--- start STORED DATA ---
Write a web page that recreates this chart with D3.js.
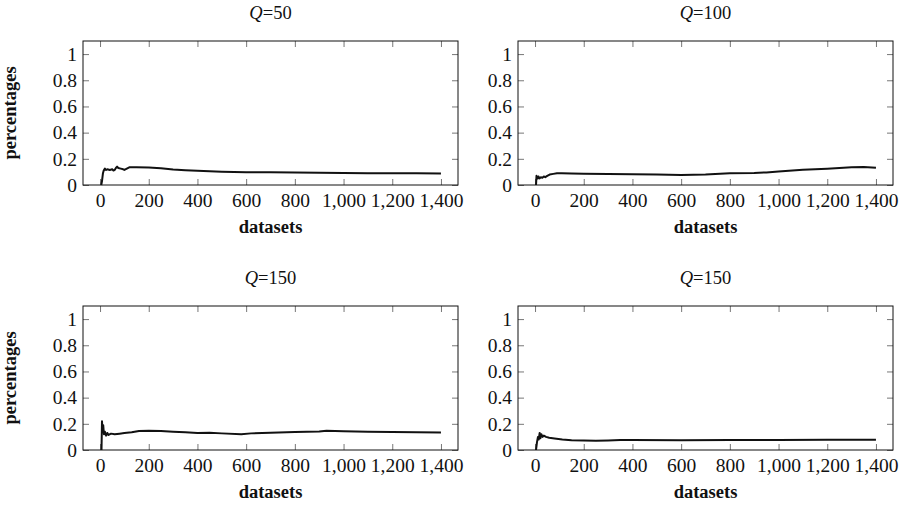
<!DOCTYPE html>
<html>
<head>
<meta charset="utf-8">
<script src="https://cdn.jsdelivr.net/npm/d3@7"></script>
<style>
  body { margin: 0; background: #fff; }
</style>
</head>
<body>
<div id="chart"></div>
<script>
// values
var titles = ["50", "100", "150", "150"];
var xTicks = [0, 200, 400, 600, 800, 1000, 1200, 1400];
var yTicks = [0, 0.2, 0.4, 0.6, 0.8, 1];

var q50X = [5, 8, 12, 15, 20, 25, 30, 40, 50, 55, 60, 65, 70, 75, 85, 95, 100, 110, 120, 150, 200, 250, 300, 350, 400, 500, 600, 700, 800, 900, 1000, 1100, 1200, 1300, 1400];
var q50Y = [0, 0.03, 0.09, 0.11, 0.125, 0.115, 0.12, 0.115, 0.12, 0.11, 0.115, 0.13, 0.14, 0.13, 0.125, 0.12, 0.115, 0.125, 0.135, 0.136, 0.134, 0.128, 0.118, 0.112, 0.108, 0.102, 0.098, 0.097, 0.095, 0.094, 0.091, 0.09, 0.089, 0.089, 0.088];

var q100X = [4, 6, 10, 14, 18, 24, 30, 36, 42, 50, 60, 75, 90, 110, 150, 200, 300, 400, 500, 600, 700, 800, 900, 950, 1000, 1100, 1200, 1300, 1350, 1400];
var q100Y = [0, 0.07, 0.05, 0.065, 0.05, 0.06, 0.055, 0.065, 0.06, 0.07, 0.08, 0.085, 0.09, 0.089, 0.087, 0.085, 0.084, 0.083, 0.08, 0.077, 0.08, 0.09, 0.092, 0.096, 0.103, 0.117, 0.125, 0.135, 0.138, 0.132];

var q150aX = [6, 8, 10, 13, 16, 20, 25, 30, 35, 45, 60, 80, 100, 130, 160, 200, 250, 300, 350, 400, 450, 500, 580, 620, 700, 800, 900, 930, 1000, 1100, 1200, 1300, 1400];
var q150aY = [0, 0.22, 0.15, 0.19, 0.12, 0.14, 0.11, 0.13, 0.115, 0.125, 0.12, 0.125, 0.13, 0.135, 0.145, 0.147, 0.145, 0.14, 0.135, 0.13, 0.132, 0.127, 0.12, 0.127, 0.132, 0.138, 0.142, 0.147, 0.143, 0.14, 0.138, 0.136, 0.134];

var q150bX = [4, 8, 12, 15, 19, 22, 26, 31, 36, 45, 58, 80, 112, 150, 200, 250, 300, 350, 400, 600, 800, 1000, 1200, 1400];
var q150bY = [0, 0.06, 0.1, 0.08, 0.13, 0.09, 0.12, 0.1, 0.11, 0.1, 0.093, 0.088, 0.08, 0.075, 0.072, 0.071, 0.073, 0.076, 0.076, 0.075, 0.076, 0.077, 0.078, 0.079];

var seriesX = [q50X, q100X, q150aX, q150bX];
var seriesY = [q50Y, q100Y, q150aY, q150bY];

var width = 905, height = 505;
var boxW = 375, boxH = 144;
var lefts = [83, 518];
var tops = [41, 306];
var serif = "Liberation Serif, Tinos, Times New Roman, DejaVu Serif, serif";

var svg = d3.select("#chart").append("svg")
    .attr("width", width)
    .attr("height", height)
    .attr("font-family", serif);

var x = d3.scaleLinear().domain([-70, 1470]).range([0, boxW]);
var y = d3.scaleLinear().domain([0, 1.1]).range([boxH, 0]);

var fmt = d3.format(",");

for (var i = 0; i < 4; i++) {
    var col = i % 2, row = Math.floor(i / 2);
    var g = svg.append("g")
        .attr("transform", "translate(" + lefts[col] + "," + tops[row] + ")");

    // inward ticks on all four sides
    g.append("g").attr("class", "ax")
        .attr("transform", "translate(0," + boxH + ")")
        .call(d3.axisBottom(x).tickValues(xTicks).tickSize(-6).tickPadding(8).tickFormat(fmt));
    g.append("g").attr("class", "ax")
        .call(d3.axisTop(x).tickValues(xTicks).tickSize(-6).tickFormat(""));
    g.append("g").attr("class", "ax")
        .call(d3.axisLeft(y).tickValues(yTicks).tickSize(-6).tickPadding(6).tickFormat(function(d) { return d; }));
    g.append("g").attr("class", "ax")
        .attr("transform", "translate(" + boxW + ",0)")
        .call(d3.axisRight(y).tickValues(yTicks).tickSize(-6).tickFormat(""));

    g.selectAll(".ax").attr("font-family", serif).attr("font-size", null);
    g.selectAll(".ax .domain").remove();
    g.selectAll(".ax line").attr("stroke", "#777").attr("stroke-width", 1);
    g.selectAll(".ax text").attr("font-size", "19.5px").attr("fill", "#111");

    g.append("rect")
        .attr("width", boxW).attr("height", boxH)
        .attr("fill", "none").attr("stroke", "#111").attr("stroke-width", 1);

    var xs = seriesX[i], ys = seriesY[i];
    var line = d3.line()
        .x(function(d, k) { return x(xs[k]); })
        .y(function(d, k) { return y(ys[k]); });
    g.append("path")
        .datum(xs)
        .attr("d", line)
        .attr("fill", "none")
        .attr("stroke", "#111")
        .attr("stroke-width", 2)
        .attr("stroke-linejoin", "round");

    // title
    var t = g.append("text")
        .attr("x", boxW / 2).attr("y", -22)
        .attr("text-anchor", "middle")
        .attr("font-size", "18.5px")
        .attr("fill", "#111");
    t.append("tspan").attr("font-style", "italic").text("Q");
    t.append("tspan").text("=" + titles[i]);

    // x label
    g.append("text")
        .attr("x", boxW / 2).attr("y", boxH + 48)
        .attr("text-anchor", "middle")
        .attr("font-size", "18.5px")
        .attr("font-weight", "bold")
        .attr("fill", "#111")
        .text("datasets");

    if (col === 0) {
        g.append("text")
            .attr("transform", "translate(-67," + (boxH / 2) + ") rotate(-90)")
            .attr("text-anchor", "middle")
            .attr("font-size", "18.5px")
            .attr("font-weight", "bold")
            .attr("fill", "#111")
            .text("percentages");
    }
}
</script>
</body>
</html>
--- end STORED DATA ---
--- start STORED DATA ---
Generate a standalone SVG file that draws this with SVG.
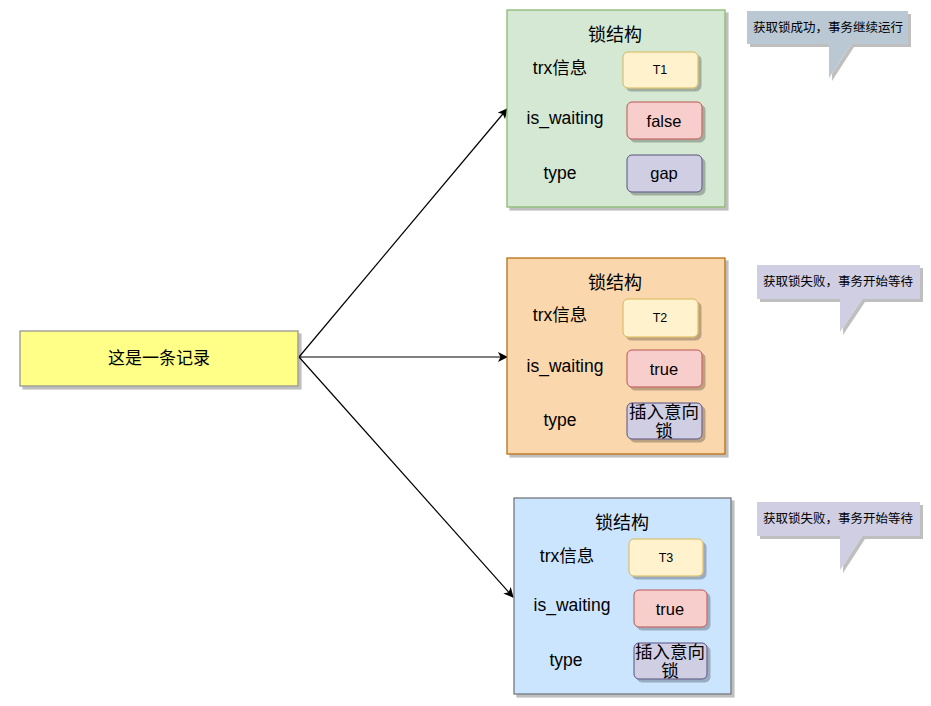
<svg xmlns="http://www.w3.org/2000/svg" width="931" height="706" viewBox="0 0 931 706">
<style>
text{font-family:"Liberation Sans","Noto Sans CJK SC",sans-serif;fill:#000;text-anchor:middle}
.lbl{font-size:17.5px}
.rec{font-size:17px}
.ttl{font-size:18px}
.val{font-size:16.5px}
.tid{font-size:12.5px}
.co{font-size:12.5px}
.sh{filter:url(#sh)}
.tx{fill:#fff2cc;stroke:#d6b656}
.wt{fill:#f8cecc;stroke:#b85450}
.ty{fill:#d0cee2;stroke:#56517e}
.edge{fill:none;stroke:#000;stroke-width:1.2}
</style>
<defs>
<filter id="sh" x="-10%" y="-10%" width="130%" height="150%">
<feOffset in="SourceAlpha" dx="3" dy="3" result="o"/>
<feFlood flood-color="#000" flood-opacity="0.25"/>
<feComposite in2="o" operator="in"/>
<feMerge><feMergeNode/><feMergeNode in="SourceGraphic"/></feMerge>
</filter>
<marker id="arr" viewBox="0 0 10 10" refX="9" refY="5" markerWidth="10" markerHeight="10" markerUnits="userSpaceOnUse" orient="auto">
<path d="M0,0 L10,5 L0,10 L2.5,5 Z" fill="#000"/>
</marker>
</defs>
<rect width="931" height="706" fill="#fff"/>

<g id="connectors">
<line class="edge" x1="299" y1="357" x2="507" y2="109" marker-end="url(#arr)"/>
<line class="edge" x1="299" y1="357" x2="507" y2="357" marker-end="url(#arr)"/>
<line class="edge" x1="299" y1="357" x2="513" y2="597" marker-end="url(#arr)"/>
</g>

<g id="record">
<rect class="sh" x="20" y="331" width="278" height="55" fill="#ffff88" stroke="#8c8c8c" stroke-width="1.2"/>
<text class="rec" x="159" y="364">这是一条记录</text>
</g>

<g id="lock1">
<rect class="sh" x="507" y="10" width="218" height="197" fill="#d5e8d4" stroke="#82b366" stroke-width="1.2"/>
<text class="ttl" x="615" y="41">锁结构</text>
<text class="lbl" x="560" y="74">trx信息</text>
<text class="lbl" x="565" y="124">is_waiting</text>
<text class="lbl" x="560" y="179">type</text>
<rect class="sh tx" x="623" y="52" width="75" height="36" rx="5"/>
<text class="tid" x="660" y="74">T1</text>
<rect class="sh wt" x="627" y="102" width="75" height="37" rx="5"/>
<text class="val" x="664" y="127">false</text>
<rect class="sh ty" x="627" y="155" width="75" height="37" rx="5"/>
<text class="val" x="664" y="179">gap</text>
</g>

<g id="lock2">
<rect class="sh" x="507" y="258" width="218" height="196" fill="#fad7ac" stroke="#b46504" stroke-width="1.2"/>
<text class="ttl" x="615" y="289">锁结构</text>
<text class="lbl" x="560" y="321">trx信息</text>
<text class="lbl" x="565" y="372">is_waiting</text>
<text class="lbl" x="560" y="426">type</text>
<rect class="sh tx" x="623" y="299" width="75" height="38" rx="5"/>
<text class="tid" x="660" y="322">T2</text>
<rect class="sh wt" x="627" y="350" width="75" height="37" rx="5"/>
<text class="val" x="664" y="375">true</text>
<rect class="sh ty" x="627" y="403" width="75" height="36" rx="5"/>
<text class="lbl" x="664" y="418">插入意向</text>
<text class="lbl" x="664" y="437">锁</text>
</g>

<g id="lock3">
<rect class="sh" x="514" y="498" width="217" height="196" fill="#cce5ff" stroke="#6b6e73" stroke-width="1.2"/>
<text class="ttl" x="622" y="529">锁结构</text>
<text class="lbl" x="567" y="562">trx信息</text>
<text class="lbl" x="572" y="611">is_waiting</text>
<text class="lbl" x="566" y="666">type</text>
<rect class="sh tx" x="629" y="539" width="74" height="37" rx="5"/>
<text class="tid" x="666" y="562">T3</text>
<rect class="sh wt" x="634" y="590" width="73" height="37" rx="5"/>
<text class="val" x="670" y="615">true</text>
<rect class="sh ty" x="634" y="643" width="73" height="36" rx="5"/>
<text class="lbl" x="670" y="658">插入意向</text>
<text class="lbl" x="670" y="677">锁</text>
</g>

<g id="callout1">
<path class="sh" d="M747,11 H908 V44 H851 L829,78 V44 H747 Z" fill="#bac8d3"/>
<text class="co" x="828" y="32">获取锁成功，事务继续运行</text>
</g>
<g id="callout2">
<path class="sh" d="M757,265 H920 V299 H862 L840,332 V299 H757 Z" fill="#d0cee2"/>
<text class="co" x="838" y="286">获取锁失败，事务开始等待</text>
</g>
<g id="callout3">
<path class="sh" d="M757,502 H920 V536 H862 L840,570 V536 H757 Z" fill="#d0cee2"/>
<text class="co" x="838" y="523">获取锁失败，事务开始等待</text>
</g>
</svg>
--- end STORED DATA ---
■ TO DO ■
Collect each line holding the string "chart".

■ EXERCISE RESULT ■
Write a web page that recreates this chart with D3.js.
<div id="chart"></div>
var svg = d3.select("#chart").append("svg")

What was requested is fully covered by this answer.